La Procura aveva chiesto l’archiviazione dichiarando di non poter sostenere il nesso causale, anche perché l’uomo era stato cremato; sulla stessa linea l’avvocato dell’infermiera, Riccardo Lottini; la famiglia di Casetta – morto all’età di 76 anni – si era opposta, con le avvocate Beatrice Spinosa e Anna Poggioli; nel febbraio scorso il giudice aveva deciso di far eseguire nuovi accertamenti. E adesso è arrivato il responso, che ieri avrebbe dovuto essere oggetto di discussione con udienza rinviata però a novembre. Dunque non vi sarebbe nesso tra la somministrazione della morfina e la morte dell’uomo. Inoltre, dicono i tre esperti sempre rispondendo ai quesiti del gip, «il comportamento del personale del servizio 118 nei suoi tre interventi a favore del signor Casetta nei giorni 19 e 20 novembre 2020 è da stimare corretto e adeguato alle condizioni del paziente quali risultano dalle relazioni del medesimo servizio», nonché dalle annotazioni nel diario clinico, anche se sarebbe stato meglio idratare il paziente il 19 e la mattina del 20, prima della prescrizione del 118 delle 12,31. Non vi sarebbe stato alcun effetto negativo né per infarti né per dolore o sofferenza. E comunque «non si ha prova che la mancata idratazione del paziente dopo la sospensione farmaceutica abbia concorso a determinare il decesso».

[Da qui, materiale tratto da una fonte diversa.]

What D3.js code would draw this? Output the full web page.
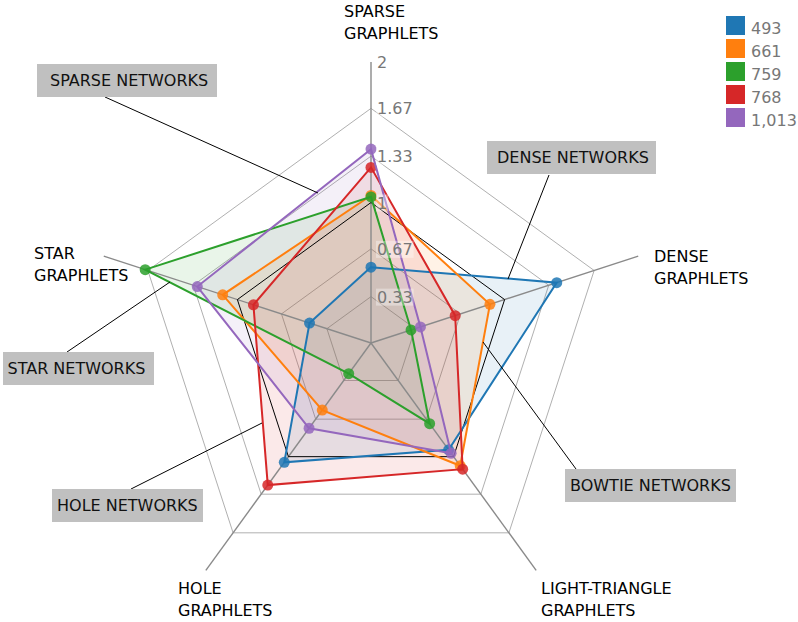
<!DOCTYPE html>
<html><head><meta charset="utf-8">
<script src="https://cdn.jsdelivr.net/npm/d3@7"></script>
<style>body{margin:0;background:#fff}svg{display:block;font-family:"DejaVu Sans",sans-serif}</style>
</head><body><svg id="c" width="798" height="622"></svg>
<script>
// ---- data ----
const axesLabels = [["SPARSE","GRAPHLETS"],["DENSE","GRAPHLETS"],["LIGHT-TRIANGLE","GRAPHLETS"],["HOLE","GRAPHLETS"],["STAR","GRAPHLETS"]];
const seriesNames = ["493","661","759","768","1,013"];
const s493  = [0.54, 1.39, 0.94, 1.05, 0.46];
const s661  = [1.05, 0.89, 1.08, 0.59, 1.11];
const s759  = [1.04, 0.30, 0.71, 0.27, 1.69];
const s768  = [1.25, 0.63, 1.11, 1.25, 0.88];
const s1013 = [1.38, 0.37, 0.97, 0.75, 1.30];
const tickValues = [0.33, 0.67, 1, 1.33, 1.67, 2];
const tickLabels = ["0.33","0.67","1","1.33","1.67","2"];
const gridLevels = [0.33, 0.67, 1.33, 1.67];
const baselineLevel = 1;
const annotations = ["SPARSE NETWORKS","DENSE NETWORKS","BOWTIE NETWORKS","STAR NETWORKS","HOLE NETWORKS"];

// ---- layout ----
const colors = ["#1f77b4","#ff7f0e","#2ca02c","#d62728","#9467bd"];
const series = [s493, s661, s759, s768, s1013];
const cx = 371, cy = 343;
const r = d3.scaleLinear().domain([0, 2]).range([0, 281]);
const ang = d3.scaleLinear().domain([0, 5]).range([0, 2*Math.PI]);
const svg = d3.select("#c");
const radial = d3.lineRadial().angle((d,i)=>ang(i)).radius(d=>r(d)).curve(d3.curveLinearClosed);
const g = svg.append("g").attr("transform",`translate(${cx},${cy})`);

// grid pentagons
g.selectAll(".grid").data(gridLevels).join("path")
  .attr("d", l => radial(d3.range(5).map(()=>l)))
  .attr("fill","none").attr("stroke","#b0b0b0").attr("stroke-width",1);

// fills
g.selectAll(".fill").data(series).join("path")
  .attr("d", d => radial(d)).attr("fill",(d,i)=>colors[i]).attr("fill-opacity",0.1).attr("stroke","none");

// axis lines
g.selectAll(".ax").data(d3.range(5)).join("line")
  .attr("x1",0).attr("y1",0)
  .attr("x2",i=>r(2)*Math.sin(ang(i))).attr("y2",i=>-r(2)*Math.cos(ang(i)))
  .attr("stroke","#8a8a8a").attr("stroke-width",1.4);

// baseline pentagon
g.append("path").attr("d", radial(d3.range(5).map(()=>baselineLevel)))
  .attr("fill","none").attr("stroke","#000").attr("stroke-width",1);

// annotations
const annLayout = [
  {bx:37, by:64, bw:180, tx:50, lx1:105, ly1:97, lx2:318, ly2:193},
  {bx:487, by:141, bw:169, tx:497, lx1:549, ly1:175, lx2:508, ly2:279},
  {bx:565, by:469, bw:171, tx:570, lx1:576, ly1:469, lx2:483, ly2:342},
  {bx:3, by:352, bw:151, tx:7.5, lx1:67, ly1:352, lx2:170, ly2:282},
  {bx:52, by:489, bw:151, tx:57, lx1:131, ly1:489, lx2:262, ly2:423}
];
annotations.forEach((t,i)=>{
  const L = annLayout[i];
  svg.append("line").attr("x1",L.lx1).attr("y1",L.ly1).attr("x2",L.lx2).attr("y2",L.ly2)
    .attr("stroke","#000").attr("stroke-width",1);
  svg.append("rect").attr("x",L.bx).attr("y",L.by).attr("width",L.bw).attr("height",33).attr("fill","#c0c0c0");
  svg.append("text").attr("x",L.tx).attr("y",L.by+22).attr("font-size",16).attr("fill","#111").text(t);
});

// series lines + markers
series.forEach((s,i)=>{
  g.append("path").attr("d",radial(s)).attr("fill","none").attr("stroke",colors[i]).attr("stroke-width",2);
  g.selectAll(null).data(s).join("circle")
    .attr("cx",(d,j)=>r(d)*Math.sin(ang(j))).attr("cy",(d,j)=>-r(d)*Math.cos(ang(j)))
    .attr("r",5.5).attr("fill",colors[i]).attr("fill-opacity",0.85);
});

// tick labels
tickValues.forEach((v,i)=>{
  const y = cy - r(v);
  const t = svg.append("text").attr("x",377).attr("y",y+6).attr("font-size",16).attr("fill","#777").text(tickLabels[i]);
  const bb = t.node().getBBox();
  svg.insert("rect","text:last-of-type").attr("x",bb.x-1).attr("y",bb.y+1).attr("width",bb.width+2).attr("height",bb.height-2)
    .attr("fill","#fff").attr("fill-opacity",0.35);
  t.raise();
});

// axis labels
const labPos = [[344,17],[654,262],[541,594],[178,594],[34,259]];
axesLabels.forEach((lines,i)=>{
  const t = svg.append("text").attr("font-size",16).attr("fill","#000");
  lines.forEach((s,k)=>t.append("tspan").attr("x",labPos[i][0]).attr("y",labPos[i][1]+22*k).text(s));
});

// legend
seriesNames.forEach((n,i)=>{
  const y = 16 + 23*i;
  svg.append("rect").attr("x",726).attr("y",y).attr("width",19).attr("height",19).attr("fill",colors[i]);
  svg.append("text").attr("x",751).attr("y",y+18).attr("font-size",16).attr("fill","#777").text(n);
});
</script></body></html>
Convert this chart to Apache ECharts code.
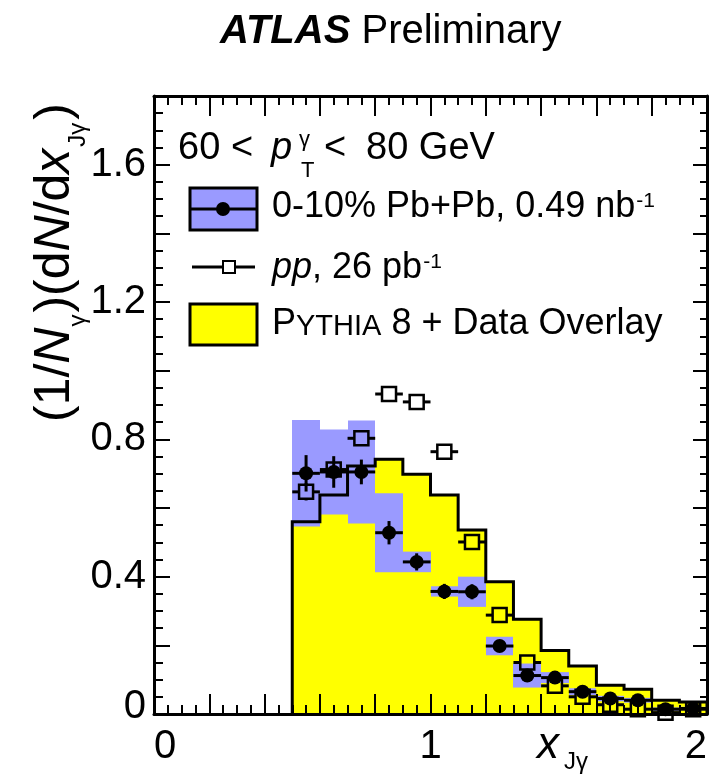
<!DOCTYPE html>
<html>
<head>
<meta charset="utf-8">
<script src="https://cdn.jsdelivr.net/npm/echarts@6/dist/echarts.min.js"></script>
<style>
  html, body { margin: 0; padding: 0; background: #fff; }
  #chart { width: 721px; height: 782px; }
</style>
</head>
<body>
<div id="chart"></div>
<script>
// x_Jgamma bins (edges) for 60 < pT < 80 GeV
const binEdges = [0.5, 0.6, 0.7, 0.8, 0.9, 1.0, 1.1, 1.2, 1.3, 1.4, 1.5, 1.6, 1.7, 1.8, 1.9, 2.0];

// PYTHIA 8 + data overlay (histogram)
const pythiaOverlay = [0.560, 0.638, 0.722, 0.742, 0.698, 0.638, 0.536, 0.385, 0.276, 0.185, 0.140, 0.084, 0.072, 0.040, 0.035];

// 0-10% Pb+Pb: central values, statistical and systematic uncertainties
const pbpbValues = [0.701, 0.705, 0.705, 0.528, 0.443, 0.357, 0.356, 0.198, 0.112, 0.106, 0.065, 0.045, 0.040, 0.014, 0.016];
const pbpbStat   = [0.053, 0.046, 0.036, 0.034, 0.025, 0.022, 0.022, 0.015, 0.012, 0.011, 0.009, 0.008, 0.008, 0.007, 0.007];
const pbpbSys    = [0.155, 0.124, 0.150, 0.115, 0.030, 0.015, 0.044, 0.027, 0.035, 0.016, 0.010, 0.008, 0.007, 0.005, 0.005];

// pp reference
const ppValues = [0.647, 0.712, 0.803, 0.932, 0.909, 0.764, 0.501, 0.288, 0.150, 0.082, 0.050, 0.027, 0.014, 0.004, 0.014];
const ppStat   = [0.025, 0.022, 0.022, 0.020, 0.020, 0.018, 0.015, 0.012, 0.010, 0.008, 0.006, 0.005, 0.004, 0.003, 0.003];

// axis tick labels
const xTickLabels = ['0', '1', '2'];
const yTickLabels = ['0', '0.4', '0.8', '1.2', '1.6'];

const FONT = '"Liberation Sans", Arial, Helvetica, sans-serif';
const BLUE = '#9a9aff';
const YELLOW = '#ffff00';

// ---- derived series data ----
const nBins = pythiaOverlay.length;
const binLo = i => binEdges[i];
const binHi = i => binEdges[i + 1];
const binMid = i => (binEdges[i] + binEdges[i + 1]) / 2;

// step outline of the histogram, closed down to zero at both ends
const histStep = [[binEdges[0], 0]];
for (let i = 0; i < nBins; i++) {
  histStep.push([binLo(i), pythiaOverlay[i]]);
  histStep.push([binHi(i), pythiaOverlay[i]]);
}
histStep.push([binEdges[nBins], 0]);

const sysBoxes = pbpbValues.map((v, i) => [binLo(i), binHi(i), v, pbpbSys[i]]);
const pbpbPoints = pbpbValues.map((v, i) => [binMid(i), v, pbpbStat[i], binLo(i), binHi(i)]);
const ppPoints = ppValues.map((v, i) => [binMid(i), v, ppStat[i], binLo(i), binHi(i)]);

// ---- drawing helpers ----
const seg = (x1, y1, x2, y2, w) => ({
  type: 'line', shape: { x1, y1, x2, y2 }, style: { stroke: '#000', lineWidth: w || 3 }
});

function renderSysBox(params, api) {
  const lo = api.value(0), hi = api.value(1), v = api.value(2), s = api.value(3);
  const a = api.coord([lo, v + s]);
  const b = api.coord([hi, Math.max(v - s, 0)]);
  const x1 = Math.round(a[0]), x2 = Math.round(b[0]);
  return { type: 'rect', shape: { x: x1, y: a[1], width: x2 - x1, height: b[1] - a[1] }, style: { fill: BLUE } };
}

// the whole histogram (fill or outline) is drawn once, from the first item
function histRenderer(mode) {
  return function (params, api) {
    if (params.dataIndex !== 0) return null;
    const pts = histStep.map(p => api.coord(p));
    if (mode === 'fill') {
      return { type: 'polygon', shape: { points: pts }, style: { fill: YELLOW } };
    }
    return { type: 'polyline', shape: { points: pts }, style: { stroke: '#000', lineWidth: 3, fill: 'none', lineJoin: 'miter' } };
  };
}

function renderCircle(params, api) {
  const x = api.value(0), y = api.value(1), e = api.value(2), lo = api.value(3), hi = api.value(4);
  const c = api.coord([x, y]);
  const t = api.coord([x, y + e]);
  const b = api.coord([x, Math.max(y - e, 0)]);
  const l = api.coord([lo, y]);
  const r = api.coord([hi, y]);
  return {
    type: 'group',
    children: [
      seg(l[0], c[1], r[0], c[1]),
      seg(c[0], t[1], c[0], b[1]),
      { type: 'circle', shape: { cx: c[0], cy: c[1], r: 7 }, style: { fill: '#000' } }
    ]
  };
}

function renderSquare(params, api) {
  const x = api.value(0), y = api.value(1), e = api.value(2), lo = api.value(3), hi = api.value(4);
  const h = 7;
  const c = api.coord([x, y]);
  const t = api.coord([x, y + e]);
  const b = api.coord([x, Math.max(y - e, 0)]);
  const l = api.coord([lo, y]);
  const r = api.coord([hi, y]);
  const kids = [];
  if (l[0] < c[0] - h) kids.push(seg(l[0], c[1], c[0] - h, c[1]));
  if (r[0] > c[0] + h) kids.push(seg(c[0] + h, c[1], r[0], c[1]));
  if (t[1] < c[1] - h) kids.push(seg(c[0], t[1], c[0], c[1] - h));
  if (b[1] > c[1] + h) kids.push(seg(c[0], c[1] + h, c[0], b[1]));
  kids.push({
    type: 'rect', shape: { x: c[0] - h, y: c[1] - h, width: 2 * h, height: 2 * h },
    style: { fill: 'none', stroke: '#000', lineWidth: 2.5 }
  });
  return { type: 'group', children: kids };
}

// text runs with mixed sizes (sub/superscripts) laid out on a shared baseline
const measureCtx = document.createElement('canvas').getContext('2d');
function fontCss(p) {
  return (p.italic ? 'italic ' : '') + (p.bold ? 'bold ' : '') + p.size + 'px ' + FONT;
}
function textRun(parts, x, y, rotation) {
  let cx = 0;
  const children = [];
  parts.forEach(p => {
    if (p.at !== undefined) cx = p.at;
    measureCtx.font = fontCss(p);
    const w = measureCtx.measureText(p.text).width;
    children.push({
      type: 'text', x: cx, y: -(p.shift || 0) - 0.35 * p.size,
      style: {
        text: p.text, fontSize: p.size, fontFamily: FONT,
        fontStyle: p.italic ? 'italic' : 'normal', fontWeight: p.bold ? 'bold' : 'normal',
        fill: '#000', align: 'left', verticalAlign: 'middle'
      }
    });
    cx += w + (p.gap || 0);
  });
  return { type: 'group', x, y, rotation: rotation || 0, children, z: 30 };
}

// ---- axes ----
function makeAxis(extra) {
  return Object.assign({
    type: 'value',
    axisLine: { show: true, onZero: false, lineStyle: { color: '#000', width: 3 } },
    splitLine: { show: false },
    minorSplitLine: { show: false },
    z: 10
  }, extra);
}

const xLabelFmt = v => {
  const k = Math.round(v);
  return Math.abs(v - k) < 1e-6 ? xTickLabels[k] : '';
};
const yLabelFmt = v => {
  const k = Math.round(v / 0.4);
  if (Math.abs(v / 0.4 - k) > 1e-6) return '';
  // the zero label sits slightly raised above the corner
  return k === 0 ? '{zero|' + yTickLabels[0] + '}' : yTickLabels[k];
};

const xTickCfg = { show: true, inside: true, length: 20, lineStyle: { color: '#000', width: 2 } };
const xMinorCfg = { show: true, splitNumber: 4, length: 9, lineStyle: { color: '#000', width: 2 } };
const yTickCfg = { show: true, inside: true, length: 16, lineStyle: { color: '#000', width: 2 } };
const yMinorCfg = { show: true, splitNumber: 4, length: 9, lineStyle: { color: '#000', width: 2 } };

const option = {
  animation: false,
  backgroundColor: '#fff',
  grid: { left: 154, top: 96, width: 553, height: 618, containLabel: false, outerBoundsMode: 'none' },
  xAxis: [
    makeAxis({
      position: 'bottom', min: 0, max: 2, interval: 0.2,
      axisTick: xTickCfg, minorTick: xMinorCfg,
      axisLabel: {
        show: true, margin: 13, fontSize: 40, fontFamily: FONT, color: '#000',
        showMinLabel: true, showMaxLabel: true, alignMinLabel: 'left', alignMaxLabel: 'right',
        formatter: xLabelFmt
      }
    }),
    makeAxis({
      position: 'top', min: 0, max: 2, interval: 0.2,
      axisTick: xTickCfg, minorTick: xMinorCfg, axisLabel: { show: false }
    })
  ],
  yAxis: [
    makeAxis({
      position: 'left', min: 0, max: 1.8, interval: 0.2,
      axisTick: yTickCfg, minorTick: yMinorCfg,
      axisLabel: {
        show: true, margin: 8, fontSize: 40, fontFamily: FONT, color: '#000',
        showMinLabel: true, showMaxLabel: true, formatter: yLabelFmt,
        rich: { zero: { fontSize: 40, fontFamily: FONT, color: '#000', padding: [0, 0, 14, 0] } }
      }
    }),
    makeAxis({
      position: 'right', min: 0, max: 1.8, interval: 0.2,
      axisTick: Object.assign({}, yTickCfg, { length: 14 }),
      minorTick: Object.assign({}, yMinorCfg, { length: 7 }),
      axisLabel: { show: false }
    })
  ],
  series: [
    {
      name: 'Pythia fill', type: 'custom', data: histStep, renderItem: histRenderer('fill'),
      encode: { x: 0, y: 1 }, silent: true, z: 1
    },
    {
      name: 'Pb+Pb sys', type: 'custom', data: sysBoxes, renderItem: renderSysBox,
      encode: { x: [0, 1], y: 2 }, silent: true, z: 2
    },
    {
      name: 'Pythia outline', type: 'custom', data: histStep, renderItem: histRenderer('line'),
      encode: { x: 0, y: 1 }, silent: true, z: 3
    },
    {
      name: 'pp', type: 'custom', data: ppPoints, renderItem: renderSquare,
      encode: { x: 0, y: 1 }, silent: true, z: 4
    },
    {
      name: 'Pb+Pb', type: 'custom', data: pbpbPoints, renderItem: renderCircle,
      encode: { x: 0, y: 1 }, silent: true, z: 5
    }
  ],
  graphic: [
    // title
    textRun([
      { text: 'ATLAS', size: 40, bold: true, italic: true },
      { text: ' Preliminary', size: 40 }
    ], 220, 46),
    // y axis title, reading bottom to top
    textRun([
      { text: '(1/', size: 50 },
      { text: 'N', size: 50, italic: true, gap: 1 },
      { text: 'γ', size: 24, shift: -14, gap: 2 },
      { text: ')(d', size: 50 },
      { text: 'N', size: 50, italic: true },
      { text: '/d', size: 50 },
      { text: 'x', size: 50, italic: true, gap: 2 },
      { text: 'Jγ', size: 24, shift: -14, gap: 3 },
      { text: ')', size: 50 }
    ], 73, 422, Math.PI / 2),
    // x axis title
    textRun([
      { text: 'x', size: 44, italic: true, gap: 5 },
      { text: 'Jγ', size: 24, shift: -10 }
    ], 537, 761),
    // kinematic selection
    textRun([
      { text: '60', size: 38, at: 0 },
      { text: '<', size: 38, at: 53 },
      { text: 'p', size: 38, italic: true, at: 93 },
      { text: 'γ', size: 22, shift: 14, at: 121 },
      { text: 'T', size: 22, shift: -17, at: 123 },
      { text: '<', size: 38, at: 146 },
      { text: '80 GeV', size: 38, at: 188 }
    ], 178, 162),
    // legend: Pb+Pb
    { type: 'rect', shape: { x: 190, y: 188, width: 67, height: 42 }, style: { fill: BLUE, stroke: '#000', lineWidth: 3 }, z: 30 },
    { type: 'line', shape: { x1: 190, y1: 209, x2: 257, y2: 209 }, style: { stroke: '#000', lineWidth: 3 }, z: 31 },
    { type: 'circle', shape: { cx: 223, cy: 209, r: 7 }, style: { fill: '#000' }, z: 32 },
    textRun([
      { text: '0-10% Pb+Pb, 0.49 nb', size: 36, gap: 1 },
      { text: '-1', size: 21, shift: 11 }
    ], 272, 220),
    // legend: pp
    { type: 'line', shape: { x1: 192, y1: 267, x2: 255, y2: 267 }, style: { stroke: '#000', lineWidth: 3 }, z: 30 },
    { type: 'rect', shape: { x: 223, y: 261, width: 12, height: 12 }, style: { fill: '#fff', stroke: '#000', lineWidth: 2 }, z: 31 },
    textRun([
      { text: 'pp', size: 36, italic: true },
      { text: ', 26 pb', size: 36, gap: 1 },
      { text: '-1', size: 21, shift: 11 }
    ], 272, 281),
    // legend: PYTHIA
    { type: 'rect', shape: { x: 190, y: 304, width: 67, height: 41 }, style: { fill: YELLOW, stroke: '#000', lineWidth: 3 }, z: 30 },
    textRun([
      { text: 'P', size: 36 },
      { text: 'YTHIA', size: 29 },
      { text: ' 8 + Data Overlay', size: 36 }
    ], 272, 337)
  ]
};

const chart = echarts.init(document.getElementById('chart'), null, { renderer: 'canvas' });
chart.setOption(option);
</script>
</body>
</html>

Il collegio di periti ha preso in esame tutta la documentazione che è stata allegata al fascicolo di indagine, sia quella clinica sia quella raccolta dai carabinieri. Hanno ricostruito minuziosamente le condizioni di salute dell’uomo, ammalato da tempo, e tutte le azioni che vennero eseguite in quei giorni dal personale che lo aveva assistito. Ha svolto gli accertamenti insieme ai consulenti nominati dall’indagata, Franchi e Bertol, mentre l’avvocata Poggioli ha sollecitato, come poi è avvenuto, l’acquisizione della documentazione del 118 mancante. E sulla base di tutto ciò i periti incaricati dal gip hanno concluso che l’uomo era, il 18 novembre (giorno di prescrizione della morfina), in fase terminale ma non era mai stato in overdose. «Le considerazioni oncologiche portano a stimare che la sopravvivenza del signor Casetta fosse precaria e che il decesso fosse prossimo». «Risulta che il dosaggio di morfina effettivamente somministrato (anche grazie al tempestivo intervento della figlia per l'interruzione della infusione) non era idoneo a provocare overdose e morte del paziente». A novembre la decisione del giudice.